Single by Wet Leg

from the album Wet Leg
- Released: 28 September 2021
- Genre: Indie rock
- Length: 2:20
- Label: Domino
- Songwriters: Rhian Teasdale; Hester Chambers; Joshua Mobaraki;
- Producer: Dan Carey

Wet Leg singles chronology
| "Chaise Longue" (2021) | "Wet Dream" (2021) | "Too Late Now" / "Oh No" (2021) |

Official video
- "Wet Dream" on YouTube

= Wet Dream (Wet Leg song) =

"Wet Dream" is a song by English indie rock duo Wet Leg. It was written by singer-guitarists Rhian Teasdale and Hester Chambers, along with guitarist Joshua Mobaraki, and produced by Dan Carey. It was released through Domino on 28 September 2021 as the second single from their debut album Wet Leg.

==Background and composition==
"Wet Dream" was described as a "2 and half minute slice of exuberance". Rhian Teasdale explained that the breakup song was written after she kept receiving texts from an ex telling her how he dreamt about her.

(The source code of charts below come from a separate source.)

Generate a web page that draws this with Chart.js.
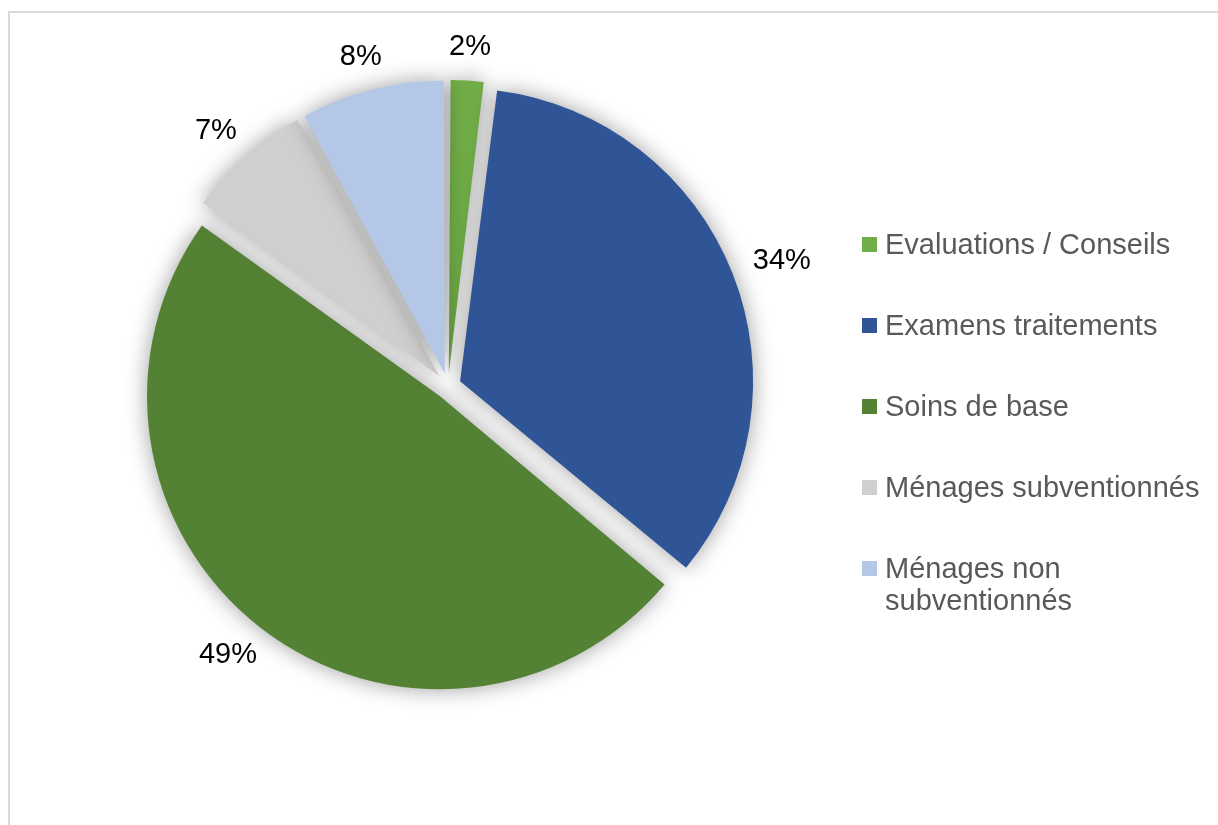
<!DOCTYPE html>
<html lang="fr">
<head>
<meta charset="utf-8">
<title>Répartition</title>
<script src="https://cdn.jsdelivr.net/npm/chart.js@4.4.1/dist/chart.umd.min.js"></script>
<style>
  html, body { margin: 0; padding: 0; background: #fff; overflow: hidden; }
  #frame { position: absolute; left: 8px; top: 11px; width: 1400px; height: 1000px;
           border-left: 2px solid #d9d9d9; border-top: 2px solid #d9d9d9; }
  #wrap { position: absolute; left: 0; top: 0; width: 1218px; height: 825px; }
  #legend { position: absolute; left: 862px; top: 228px;
            font-family: 'Liberation Sans', Arial, sans-serif; font-size: 29px;
            line-height: 32px; color: #595959; }
  .item { display: flex; align-items: flex-start; margin-bottom: 49px; }
  .box { width: 15px; height: 15px; margin-top: 9px; margin-right: 8px; flex: none; }
  .txt { max-width: 325px; }
</style>
</head>
<body>
<div id="frame"></div>
<div id="wrap"><canvas id="pieChart"></canvas></div>
<div id="legend"></div>
<script>
const categories = ['Evaluations / Conseils', 'Examens traitements', 'Soins de base', 'Ménages subventionnés', 'Ménages non subventionnés'];
const shares = [2, 34, 49, 7, 8];
const colors = ['#70ad47', '#2f5597', '#548235', '#d0cece', '#b4c7e7'];

const EXPLODE = 13; // px each slice is pulled out

// arc.offset in v4 translates by offset/4 and also grows the radius, undo that growth
const explodeFix = {
  id: 'explodeFix',
  beforeDatasetsDraw(chart) {
    const meta = chart.getDatasetMeta(0);
    const base = meta.controller.outerRadius;
    meta.data.forEach(arc => {
      const fix = 1 - Math.sin(Math.min(Math.PI, arc.circumference));
      arc.outerRadius = base - EXPLODE * fix;
    });
  }
};

const softShadow = {
  id: 'softShadow',
  beforeDatasetsDraw(chart) {
    const ctx = chart.ctx;
    ctx.save();
    ctx.shadowColor = 'rgba(0,0,0,0.38)';
    ctx.shadowBlur = 22;
    ctx.shadowOffsetX = 0;
    ctx.shadowOffsetY = 0;
  },
  afterDatasetsDraw(chart) {
    chart.ctx.restore();
  }
};

// percentage labels outside the slices
const outerLabels = {
  id: 'outerLabels',
  afterDraw(chart) {
    const ctx = chart.ctx;
    const meta = chart.getDatasetMeta(0);
    const total = shares.reduce((a, b) => a + b, 0);
    const r0 = meta.controller.outerRadius + EXPLODE + 24;
    ctx.save();
    ctx.font = '29px "Liberation Sans", Arial, sans-serif';
    ctx.fillStyle = '#000';
    ctx.textAlign = 'center';
    ctx.textBaseline = 'middle';
    meta.data.forEach((arc, i) => {
      const mid = (arc.startAngle + arc.endAngle) / 2;
      const dx = Math.cos(mid), dy = Math.sin(mid);
      const txt = Math.round(shares[i] / total * 100) + '%';
      const w = ctx.measureText(txt).width;
      const h = 20;
      const x = arc.x + dx * r0 + dx * w / 2;
      const y = arc.y + dy * r0 + dy * h / 2;
      ctx.fillText(txt, x, y);
    });
    ctx.restore();
  }
};

new Chart(document.getElementById('pieChart'), {
  type: 'pie',
  data: {
    labels: categories,
    datasets: [{
      data: shares,
      backgroundColor: colors,
      borderWidth: 0,
      offset: EXPLODE * 4,
      hoverOffset: 0,
      radius: 293,
      clip: false
    }]
  },
  options: {
    responsive: true,
    maintainAspectRatio: false,
    animation: false,
    events: [],
    layout: { padding: { left: 0, right: 322, top: 0, bottom: 53 } },
    plugins: {
      legend: { display: false },
      tooltip: { enabled: false }
    }
  },
  plugins: [explodeFix, softShadow, outerLabels]
});

// legend on the right
const legendEl = document.getElementById('legend');
categories.forEach((name, i) => {
  const item = document.createElement('div');
  item.className = 'item';
  const box = document.createElement('span');
  box.className = 'box';
  box.style.background = colors[i];
  const txt = document.createElement('span');
  txt.className = 'txt';
  txt.textContent = name;
  item.appendChild(box);
  item.appendChild(txt);
  legendEl.appendChild(item);
});
</script>
</body>
</html>
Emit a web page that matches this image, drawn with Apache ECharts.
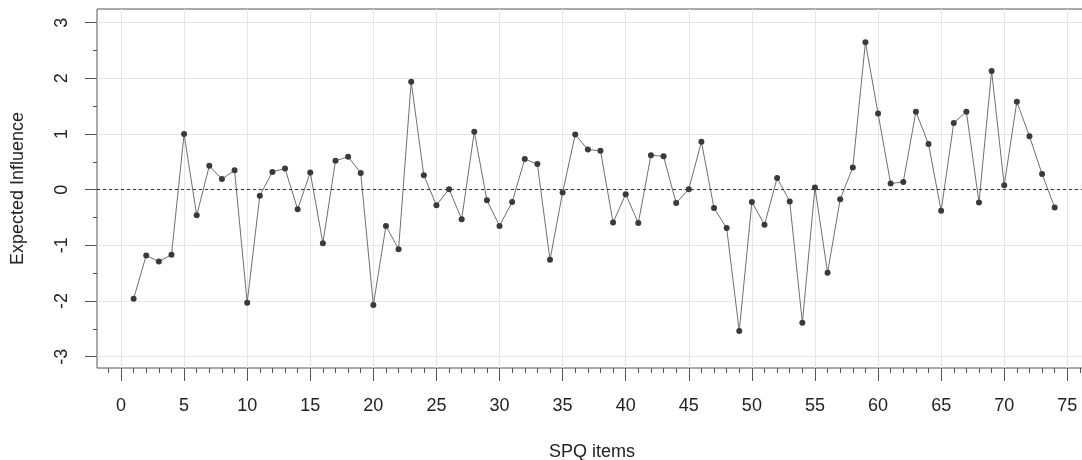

It is a punk-leaning song featuring hollered vocals, squally riffs and "tongue-in-cheek" lyrics. Comparing it to the band's debut single "Chaise Longue", Tyler Golsen of Far Out found "Wet Dream" to be "far more melodic and indie rock-based" than its predecessor, and described the lyrical content of the two songs as "bizarre". He noted that "Wet Dream" contains plenty of sexual references, including its title. The lyrics reference the film Buffalo '66 by Vincent Gallo.

==Promotion==
The band performed the song during their Tiny Desk (Home) Concert, alongside "Chaise Longue", "Too Late Now" and "Oh No". Their performance, released on 1 December 2021, intersperses VHS clips with footage captured on modern cameras, as a nod to their sound which is inspired by the 1970s.

Wet Leg chose to perform "Wet Dream" and "Chaise Longue" when they were the musical guest on The Tonight Show on 9 March 2022. For their second appearance on Later... with Jools Holland, on 16 May 2022, they performed "Wet Dream" and "Ur Mum".

==Music video==
The music video for "Wet Dream" was directed by Rhian Teasdale. It features Teasdale and Chambers who are about to eat lobster when they realise that they have lobster claws in place of their hands. Its imagery was compared to the work of avant-garde Czech film director Věra Chytilová and Spanish surrealist artist Salvador Dalí.

==Cover version==
English singer-songwriter Harry Styles promoted the release of his third studio album Harry's House on BBC Radio 1's Live Lounge on 23 May 2022. He played four songs during this set, including a cover of "Wet Dream". This version featured more raw instrumentals than the original, with more aggressive and forward guitars. Wet Leg was later chosen as the opening act for the 2023 European leg of Styles' second concert tour.

==Charts==

Chart performance for "Wet Dream"
| Chart (2022) | Peak position |
|---|---|
| Japan Hot Overseas (Billboard) | 19 |
| UK Singles (OCC) | 74 |
| UK Indie (OCC) | 7 |

== Certifications ==

Certifications for "Wet Dream"
| Region | Certification | Certified units/sales |
| Canada (Music Canada) | Gold | 40,000^{‡} |
| New Zealand (RMNZ) | Gold | 15,000^{‡} |
| United Kingdom (BPI) | Gold | 400,000^{‡} |
^{‡} Sales+streaming figures based on certification alone.